The announcement on Facebook triggered numerous hostile responses, including insults and death threats, such as, "We know what you look like, we'll come and kill you."

Moroccan News Agency: The Protesters Will Be Prosecuted

On the day of the picnic, the police stationed forces at the meeting place to prevent the protest from taking place. One of the protesters reported: "There were regular police, [but also] auxiliary forces, [policemen on] motorbikes, the secret service … and even the mounted police!" The Spanish daily El Mundo reported the incident under the sarcastic headline "Morocco: 100 Police Officers Against 10 Sandwiches."

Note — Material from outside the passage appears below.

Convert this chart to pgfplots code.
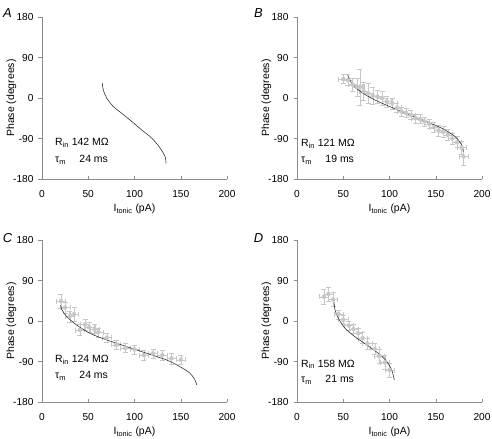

The next day, the Moroccan news agency MAP (Maroc Agence Presse) reported that "The Moroccan initiators of this event, who encouraged [people] to violate the fast in public, will be prosecuted..." The conservative Moroccan press published photos of Zineb El Rhazoui and her friends with captions like: "A juvenile provocation or an attack on Islam?"; "They are alien to our [society]"; and "The new apostles of fitna [i.e., internal strife]."

Even Moroccan officials responded to the affair. The king's advisor, Mohamed Moatassim, called on the leaders of the major political parties to firmly condemn the picnic initiative. A fast-food restaurant placed a sign on its door saying, "During Ramadan, only children and non-Muslims adults will be served."

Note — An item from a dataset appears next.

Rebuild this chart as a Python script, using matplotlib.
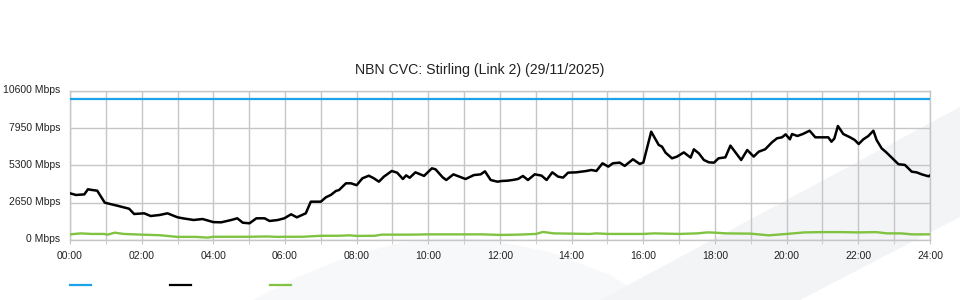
import matplotlib
matplotlib.use("Agg")
import matplotlib.pyplot as plt
import matplotlib.transforms as mtransforms
from matplotlib.lines import Line2D
from matplotlib.patches import Polygon

# capacity line (Mbps)
capacity_mbps = 10000

# traffic (black) - hours since midnight, Mbps
black_hours = [0.0, 0.17, 0.4, 0.5, 0.62, 0.76, 0.97, 1.32, 1.65, 1.79, 2.07, 2.25, 2.5, 2.72,
               3.0, 3.15, 3.45, 3.7, 4.0, 4.22, 4.5, 4.67, 4.82, 5.01, 5.2, 5.43, 5.57, 5.8,
               5.98, 6.17, 6.33, 6.58, 6.72, 7.0, 7.14, 7.28, 7.42, 7.51, 7.7, 7.84, 8.0,
               8.16, 8.34, 8.48, 8.62, 8.76, 8.98, 9.13, 9.29, 9.38, 9.48, 9.64, 9.88, 10.1,
               10.2, 10.4, 10.5, 10.7, 11.04, 11.27, 11.46, 11.58, 11.74, 11.93, 12.05, 12.2,
               12.35, 12.5, 12.64, 12.78, 12.97, 13.16, 13.3, 13.46, 13.62, 13.76, 13.9,
               14.13, 14.41, 14.55, 14.69, 14.86, 15.02, 15.15, 15.34, 15.48, 15.71, 15.9,
               16.0, 16.22, 16.43, 16.52, 16.62, 16.8, 16.94, 17.13, 17.32, 17.41, 17.55,
               17.69, 17.83, 17.97, 18.1, 18.29, 18.43, 18.73, 18.9, 19.08, 19.22, 19.4,
               19.59, 19.73, 19.87, 19.97, 20.09, 20.15, 20.3, 20.45, 20.64, 20.8, 21.16,
               21.25, 21.33, 21.43, 21.58, 21.77, 21.9, 22.01, 22.14, 22.28, 22.42, 22.51,
               22.65, 22.79, 22.98, 23.12, 23.3, 23.49, 23.63, 23.77, 23.96, 24.0]
black_mbps = [3315, 3195, 3240, 3600, 3550, 3500, 2650, 2435, 2220, 1846, 1895, 1704, 1775, 1895,
              1612, 1540, 1420, 1490, 1270, 1255, 1420, 1540, 1230, 1185, 1540, 1540, 1350, 1420,
              1540, 1825, 1610, 1895, 2720, 2720, 3030, 3200, 3480, 3550, 4025, 4025, 3890,
              4380, 4565, 4380, 4140, 4500, 4900, 4780, 4330, 4590, 4420, 4805, 4550, 5090,
              5020, 4450, 4260, 4660, 4330, 4610, 4660, 4875, 4260, 4140, 4190, 4210,
              4260, 4330, 4545, 4260, 4665, 4570, 4260, 4805, 4500, 4430, 4780,
              4805, 4900, 4970, 4900, 5445, 5210, 5445, 5495, 5260, 5730, 5400,
              5500, 7690, 6745, 6630, 6200, 5800, 5920, 6220, 5850, 6440, 6150,
              5680, 5515, 5490, 5800, 5870, 6700, 5680, 6390, 5920, 6270, 6440,
              6935, 7220, 7290, 7500, 7150, 7525, 7385, 7525, 7760, 7290, 7290,
              6980, 7200, 8095, 7525, 7290, 7100, 6815, 7150, 7385, 7760, 7100,
              6510, 6200, 5730, 5380, 5330, 4850, 4800, 4660, 4520, 4590]

# traffic (green) - hours since midnight, Mbps
green_hours = [0, 0.3, 0.6, 0.95, 1.05, 1.25, 1.5, 2.0, 2.5, 3.0, 3.5, 3.85, 4.0, 5.0, 5.5, 5.8,
               6.0, 6.5, 7.0, 7.5, 7.8, 8.0, 8.5, 8.7, 9.0, 9.5, 10.0, 10.5, 11.0, 11.5, 12.0,
               12.5, 13.0, 13.2, 13.5, 14.0, 14.5, 14.7, 15.0, 15.5, 16.0, 16.3, 17.0, 17.5,
               17.8, 18.0, 18.3, 19.0, 19.5, 20.0, 20.5, 21.0, 21.5, 22.0, 22.5, 22.8, 23.2,
               23.5, 24.0]
green_mbps = [400, 470, 430, 430, 380, 520, 430, 380, 340, 220, 220, 170, 230, 230, 250, 220,
              230, 230, 300, 300, 330, 290, 300, 380, 380, 380, 400, 400, 400, 400, 360,
              380, 430, 570, 470, 450, 430, 470, 430, 430, 430, 470, 430, 470,
              540, 520, 470, 450, 330, 430, 540, 560, 560, 540, 560, 470, 470,
              400, 400]

y_ticks = [0, 2650, 5300, 7950, 10600]
x_ticks = list(range(0, 25, 2))
title = "NBN CVC: Stirling (Link 2) (29/11/2025)"

BLUE = "#1aa3e8"
GREEN = "#80c341"
GRID = "#c6c6c6"


def main():
    plt.rcParams['font.family'] = ['Liberation Sans', 'DejaVu Sans']

    fig = plt.figure(figsize=(9.6, 3.0), dpi=100)

    # faint watermark swoosh behind the chart (figure pixel coords, y from top)
    def px(x, y):
        return (x / 960, 1 - y / 300)
    blob = Polygon([px(253, 300), px(300, 276), px(350, 256), px(400, 243), px(440, 238),
                    px(490, 240), px(550, 252), px(610, 275), px(650, 300)],
                   closed=True, transform=fig.transFigure, facecolor="#f7f8f9",
                   edgecolor="none", zorder=0)
    band = Polygon([px(600, 300), px(960, 107), px(960, 217), px(800, 300)],
                   closed=True, transform=fig.transFigure, facecolor="#f3f4f6",
                   edgecolor="none", zorder=0)
    fig.patches.extend([blob, band])

    ax = fig.add_axes([70 / 960, 60 / 300, 860 / 960, 149.3 / 300])
    ax.set_zorder(2)
    ax.set_facecolor("none")

    ax.axhline(capacity_mbps, color=BLUE, linewidth=1.6, zorder=3)
    ax.plot(black_hours, black_mbps, color="black", linewidth=1.8, zorder=4)
    ax.plot(green_hours, green_mbps, color=GREEN, linewidth=1.7, zorder=4)

    ax.set_xlim(0, 24)
    ax.set_ylim(0, 10600)
    ax.set_xticks(x_ticks)
    ax.set_xticks(range(0, 25), minor=True)
    ax.set_xticklabels([f"{h:02d}:00" for h in x_ticks])
    ax.set_yticks(y_ticks)
    ax.set_yticklabels([f"{v} Mbps" for v in y_ticks])
    ax.grid(True, which="both", axis="x", color=GRID, linewidth=1.0, zorder=1)
    ax.grid(True, which="major", axis="y", color=GRID, linewidth=1.0, zorder=1)
    ax.set_axisbelow(True)

    ax.tick_params(axis="x", which="both", length=3, color=GRID, labelsize=7.5,
                   labelcolor="#222222", pad=5)
    ax.tick_params(axis="y", length=0, labelsize=7.5, labelcolor="#222222", pad=7)
    # y labels sit a touch above their grid lines in the original
    shift = mtransforms.ScaledTranslation(0, 1.5 / 100, fig.dpi_scale_trans)
    for lbl in ax.get_yticklabels():
        lbl.set_transform(lbl.get_transform() + shift)
    for s in ax.spines.values():
        s.set_color(GRID)
        s.set_linewidth(1.0)

    fig.text(0.5, 1 - 70 / 300, title, ha="center", va="center", fontsize=10.2,
             color="#222222")

    # legend swatches without labels
    for x0, c in [(70, BLUE), (170, "black"), (270, GREEN)]:
        fig.add_artist(Line2D([x0 / 960, (x0 + 21) / 960], [1 - 285 / 300] * 2,
                              color=c, linewidth=1.6, transform=fig.transFigure))

    fig.savefig("out.png", dpi=100)


if __name__ == "__main__":
    main()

The Police Tried to Present the Protest as a Plot Directed from Spain

One of the protestors, named Nizar, told TelQuel that after his interrogation the police urged him to sign a false statement saying that a Spanish journalist had encouraged him and the other activists to violate the Ramadan fast. "They invented stories to support the theory of a plot directed from Spain, and wanted to put them all in my mouth," he said. Nizar refused to sign, but after four days of questioning, his friends did sign the false statement.

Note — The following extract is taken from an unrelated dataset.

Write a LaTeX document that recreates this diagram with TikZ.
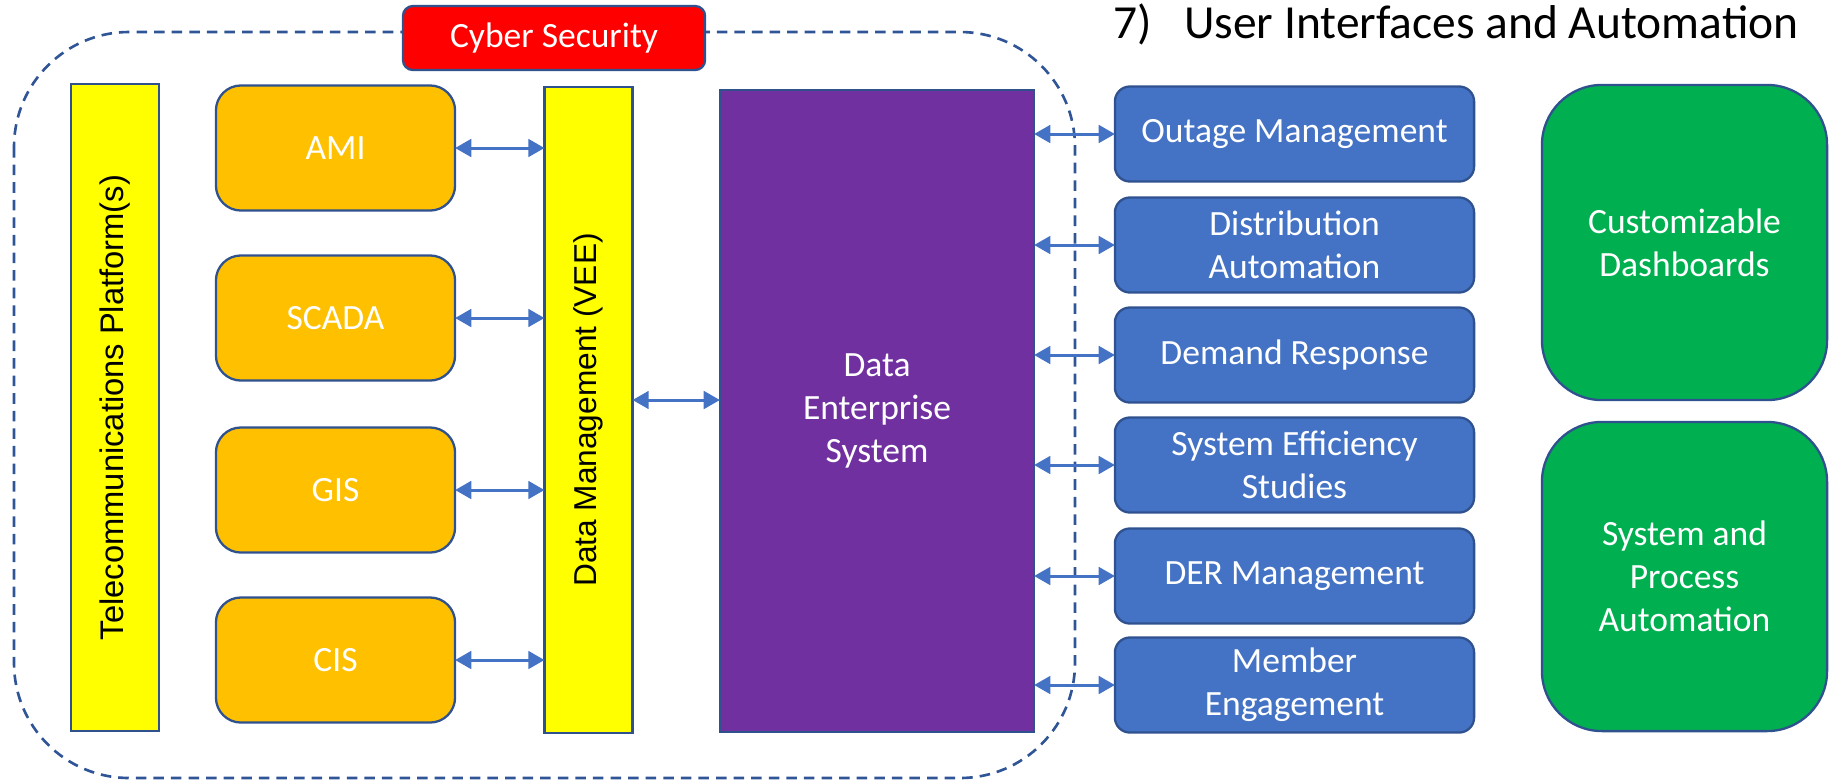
\documentclass[tikz,border=0pt]{standalone}
\usepackage{fontspec}
\setmainfont{Carlito}
\newfontfamily\arialfont{Liberation Sans}
\usetikzlibrary{arrows.meta}
\definecolor{edgeblue}{HTML}{2F528F}
\definecolor{dashblue}{HTML}{2F5597}
\definecolor{arrowblue}{HTML}{4472C4}
\definecolor{amber}{HTML}{FFC000}
\definecolor{baryellow}{HTML}{FFFF00}
\definecolor{purplebox}{HTML}{7030A0}
\definecolor{greenbox}{HTML}{00B050}
\definecolor{redbox}{HTML}{FF0000}
\begin{document}
\begin{tikzpicture}[x=0.01cm,y=-0.01cm,
  box/.style={draw=edgeblue,line width=0.65pt,align=center,text=white,inner sep=0pt,outer sep=0pt,
    font=\fontsize{10.1}{12.3}\selectfont},
  bar/.style={box,fill=baryellow,text=black,rotate=90,minimum height=0.88cm,font=\arialfont\fontsize{9.3}{11}\selectfont},
  sysbox/.style={box,fill=amber,rounded corners=0.25cm,minimum width=2.39cm,minimum height=1.25cm},
  appbox/.style={box,fill=arrowblue,rounded corners=0.15cm,minimum width=3.59cm,minimum height=0.95cm},
  uibox/.style={box,fill=greenbox,rounded corners=0.6cm,minimum width=2.85cm},
  arr/.style={draw=arrowblue,line width=0.85pt,{Triangle[length=4.6pt,width=5pt]}-{Triangle[length=4.6pt,width=5pt]}}]
\useasboundingbox (0,0) rectangle (1834,781);

% cyber security boundary
\draw[dashblue,line width=0.75pt,dash pattern=on 3pt off 2pt,rounded corners=1.15cm] (14,32) rectangle (1075,778);
\node[box,fill=redbox,rounded corners=0.1cm,minimum width=3.02cm,minimum height=0.64cm] (cyber) at (554,38) {Cyber Security};
\node[anchor=base west,inner sep=0pt,font=\fontsize{13.5}{16}\selectfont] (title) at (1113,38) {7)\hspace{0.32cm}User Interfaces and Automation};

\node[bar,minimum width=6.47cm] (telecom) at (115,407.5) {Telecommunications Platform(s)};
\node[bar,minimum width=6.46cm,font=\arialfont\fontsize{9.0}{11}\selectfont] (dm) at (588.5,410) {Data Management (VEE)};

\node[sysbox] (ami) at (335.5,148) {AMI};
\node[sysbox] (scada) at (335.5,318) {SCADA};
\node[sysbox] (gis) at (335.5,490) {GIS};
\node[sysbox] (cis) at (335.5,660) {CIS};

\node[box,fill=purplebox,minimum width=3.14cm,minimum height=6.42cm] (des) at (877,411) {Data\\Enterprise\\System};

\node[appbox] (oms) at (1294.5,134) {Outage Management};
\node[appbox] (da) at (1294.5,245) {Distribution\\Automation};
\node[appbox] (dr) at (1294.5,355) {Demand Response};
\node[appbox] (ses) at (1294.5,465) {System Efficiency\\Studies};
\node[appbox] (derm) at (1294.5,576) {DER Management};
\node[appbox] (me) at (1294.5,685) {Member\\Engagement};

\node[uibox,minimum height=3.15cm] (dash) at (1684.5,242.5) {Customizable\\Dashboards};
\node[uibox,minimum height=3.09cm] (auto) at (1684.5,576.5) {System and\\Process\\Automation};

% rotated bars: north is the left side, south the right side
\foreach \s in {ami,scada,gis,cis}
  \draw[arr] (\s.east) -- (\s.east -| dm.north);
\draw[arr] (dm.south |- 0,400) -- (des.west |- 0,400);
\foreach \a in {oms,da,dr,ses,derm,me}
  \draw[arr] (\a.west -| des.east) -- (\a.west);
\end{tikzpicture}
\end{document}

The Moroccan Human Rights Association (AMDH) and Moroccan Human Rights Organization (OMDH) defended the activists, and the international organization Human Rights Watch called on the Moroccan authorities to drop the charges against them.

TelQuel Editor: The Regime is Defending the Intolerant Masses Who Will Eventually Threaten Its Existence

TelQuel editor Benchemsi wrote: "Our society is becoming more and more religiously coercive and violent, both morally and physically… However, alongside the mainstream, [there has emerged a liberal] minority, which since the early 2000s has learned to make itself heard. These defenders of individual freedoms present an alternative model…They include members of the intelligentsia, but also professionals from the fields of media, art and music, and social activists (more educated or less educated urban youth, members of the Internet community, and... human rights activists).

"These people are indeed a minority, but they are not keeping a low profile. Instead, they are bravely ignoring the pressure of their surroundings, [and daring to] live more and more freely without worrying about how others see them. Having freed themselves from family guardianship, they do not fast [on Ramadan] and do not conceal this fact. They lead a free and guiltless sex life, debate [issues of] secularism and identity, and criticize the regime's lack of democracy… [But instead of supporting them], the authorities… align themselves with the stronger camp: the intolerant masses that will eventually threaten [the regime's] existence..."


Endnotes:

[2] In French: Mouvement Alternatif pour les Libertés Individuelles.

[3] The law states: "Any [individual] known to belong to the Muslim religion who publically violates the fast during [the month of] Ramadan without [proper] religious grounds will be sentenced to six months' imprisonment and to a fine of between 12 and 120 dirhams."